Born in Madison, Ohio, to Austrian-American immigrants Lewis and Aurelia Burr Opper, he was the eldest of three children. At fourteen, Opper left school to work as a printer’s apprentice at the Madison Gazette. Two years later, he moved to New York City, working days in a store while continuing to draw. His formal training was brief, consisting of study at Cooper Union and a short period as pupil and assistant to illustrator Frank Beard.

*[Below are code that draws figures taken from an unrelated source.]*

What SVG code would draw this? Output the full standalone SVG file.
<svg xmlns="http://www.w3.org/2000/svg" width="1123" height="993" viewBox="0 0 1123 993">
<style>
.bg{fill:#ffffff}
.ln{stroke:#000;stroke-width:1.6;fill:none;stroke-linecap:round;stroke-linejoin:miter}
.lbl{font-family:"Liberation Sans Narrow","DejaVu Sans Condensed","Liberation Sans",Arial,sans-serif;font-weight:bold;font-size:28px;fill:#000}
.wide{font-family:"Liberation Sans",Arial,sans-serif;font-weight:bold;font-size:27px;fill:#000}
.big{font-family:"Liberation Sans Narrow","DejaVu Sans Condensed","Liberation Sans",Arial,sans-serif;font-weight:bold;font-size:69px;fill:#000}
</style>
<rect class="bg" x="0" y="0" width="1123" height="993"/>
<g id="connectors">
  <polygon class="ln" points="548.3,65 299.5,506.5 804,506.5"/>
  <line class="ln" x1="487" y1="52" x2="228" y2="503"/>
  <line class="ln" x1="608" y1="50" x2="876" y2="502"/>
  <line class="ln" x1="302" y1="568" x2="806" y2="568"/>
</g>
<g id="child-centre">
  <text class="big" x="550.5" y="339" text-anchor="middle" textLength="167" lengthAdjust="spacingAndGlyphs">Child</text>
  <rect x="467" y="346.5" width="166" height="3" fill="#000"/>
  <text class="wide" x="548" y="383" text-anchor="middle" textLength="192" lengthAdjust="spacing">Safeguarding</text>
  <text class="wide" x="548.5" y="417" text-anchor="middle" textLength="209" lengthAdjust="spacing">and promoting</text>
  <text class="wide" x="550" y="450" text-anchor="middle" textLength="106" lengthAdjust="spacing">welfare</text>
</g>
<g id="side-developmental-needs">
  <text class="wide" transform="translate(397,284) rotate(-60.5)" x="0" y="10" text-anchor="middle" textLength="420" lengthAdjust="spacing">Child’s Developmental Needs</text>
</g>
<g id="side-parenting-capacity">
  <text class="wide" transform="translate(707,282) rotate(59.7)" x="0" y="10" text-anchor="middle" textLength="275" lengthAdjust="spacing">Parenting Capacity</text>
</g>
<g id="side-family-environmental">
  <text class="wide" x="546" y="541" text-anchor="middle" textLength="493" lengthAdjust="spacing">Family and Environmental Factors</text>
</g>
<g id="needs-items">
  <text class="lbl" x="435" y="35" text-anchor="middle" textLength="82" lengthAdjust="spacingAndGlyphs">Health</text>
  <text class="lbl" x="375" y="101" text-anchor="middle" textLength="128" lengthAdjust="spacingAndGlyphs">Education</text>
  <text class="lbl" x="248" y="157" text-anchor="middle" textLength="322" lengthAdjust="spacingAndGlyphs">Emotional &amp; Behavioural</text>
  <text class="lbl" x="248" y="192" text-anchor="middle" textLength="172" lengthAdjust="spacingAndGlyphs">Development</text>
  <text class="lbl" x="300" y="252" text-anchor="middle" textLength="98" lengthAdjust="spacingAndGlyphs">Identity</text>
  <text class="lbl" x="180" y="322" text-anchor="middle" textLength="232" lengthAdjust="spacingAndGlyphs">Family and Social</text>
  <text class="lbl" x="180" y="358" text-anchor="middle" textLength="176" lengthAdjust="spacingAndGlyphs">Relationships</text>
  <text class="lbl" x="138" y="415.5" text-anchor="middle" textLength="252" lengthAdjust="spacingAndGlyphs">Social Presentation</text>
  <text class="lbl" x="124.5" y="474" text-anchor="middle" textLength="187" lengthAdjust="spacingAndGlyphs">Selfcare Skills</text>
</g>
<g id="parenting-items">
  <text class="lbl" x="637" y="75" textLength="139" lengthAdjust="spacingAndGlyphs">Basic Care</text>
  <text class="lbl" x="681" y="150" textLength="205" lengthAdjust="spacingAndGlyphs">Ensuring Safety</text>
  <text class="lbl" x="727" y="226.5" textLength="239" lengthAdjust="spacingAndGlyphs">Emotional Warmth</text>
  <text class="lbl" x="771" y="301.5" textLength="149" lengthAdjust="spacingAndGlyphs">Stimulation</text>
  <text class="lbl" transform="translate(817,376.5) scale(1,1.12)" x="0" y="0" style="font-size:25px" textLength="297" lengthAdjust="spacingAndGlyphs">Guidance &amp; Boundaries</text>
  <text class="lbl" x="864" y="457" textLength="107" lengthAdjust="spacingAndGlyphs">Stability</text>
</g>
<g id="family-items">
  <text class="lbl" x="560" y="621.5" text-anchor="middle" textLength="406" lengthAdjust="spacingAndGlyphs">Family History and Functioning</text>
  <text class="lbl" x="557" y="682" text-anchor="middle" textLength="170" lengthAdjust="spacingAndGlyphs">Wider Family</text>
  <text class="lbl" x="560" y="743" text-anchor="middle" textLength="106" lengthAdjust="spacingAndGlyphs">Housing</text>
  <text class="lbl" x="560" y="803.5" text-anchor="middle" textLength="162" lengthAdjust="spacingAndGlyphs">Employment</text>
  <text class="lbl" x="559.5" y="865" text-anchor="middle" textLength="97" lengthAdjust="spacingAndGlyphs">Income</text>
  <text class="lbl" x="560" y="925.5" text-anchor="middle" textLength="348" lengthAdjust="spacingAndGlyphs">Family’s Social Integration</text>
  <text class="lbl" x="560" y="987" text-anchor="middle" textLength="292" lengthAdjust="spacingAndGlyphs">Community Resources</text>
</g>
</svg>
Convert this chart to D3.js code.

Opper’s first published cartoon appeared in Wild Oats in 1876, followed by work in Scribner’s Monthly and St. Nicholas. From 1877 to 1880, he worked as an illustrator for Frank Leslie’s Weekly. He was then hired by Puck, where he remained for eighteen years, producing everything from spot illustrations to chromolithograph covers. Opper married Nellie Barnett in 1881.
Political Focus
Opper’s political cartoons translated abstract forces into human form. Trusts, corporations, political figures, and public institutions appear as exaggerated personalities whose size, posture, and behavior reveal the imbalance of power they wield.
Rather than relying on topical complexity, Opper favored repetition and accumulation. Through recurring figures—most notably the vulnerable “little man” confronting oversized interests—his cartoons built sustained critique across days and years. Authority is not simply mocked but rendered absurd through familiarity.
This approach proved especially effective in the early twentieth century, when Opper’s images circulated nationally through daily newspapers. His work helped establish a visual language for political satire that treated economic power and governance as lived experience, shaping how mass audiences understood inequality, bureaucracy, and public life.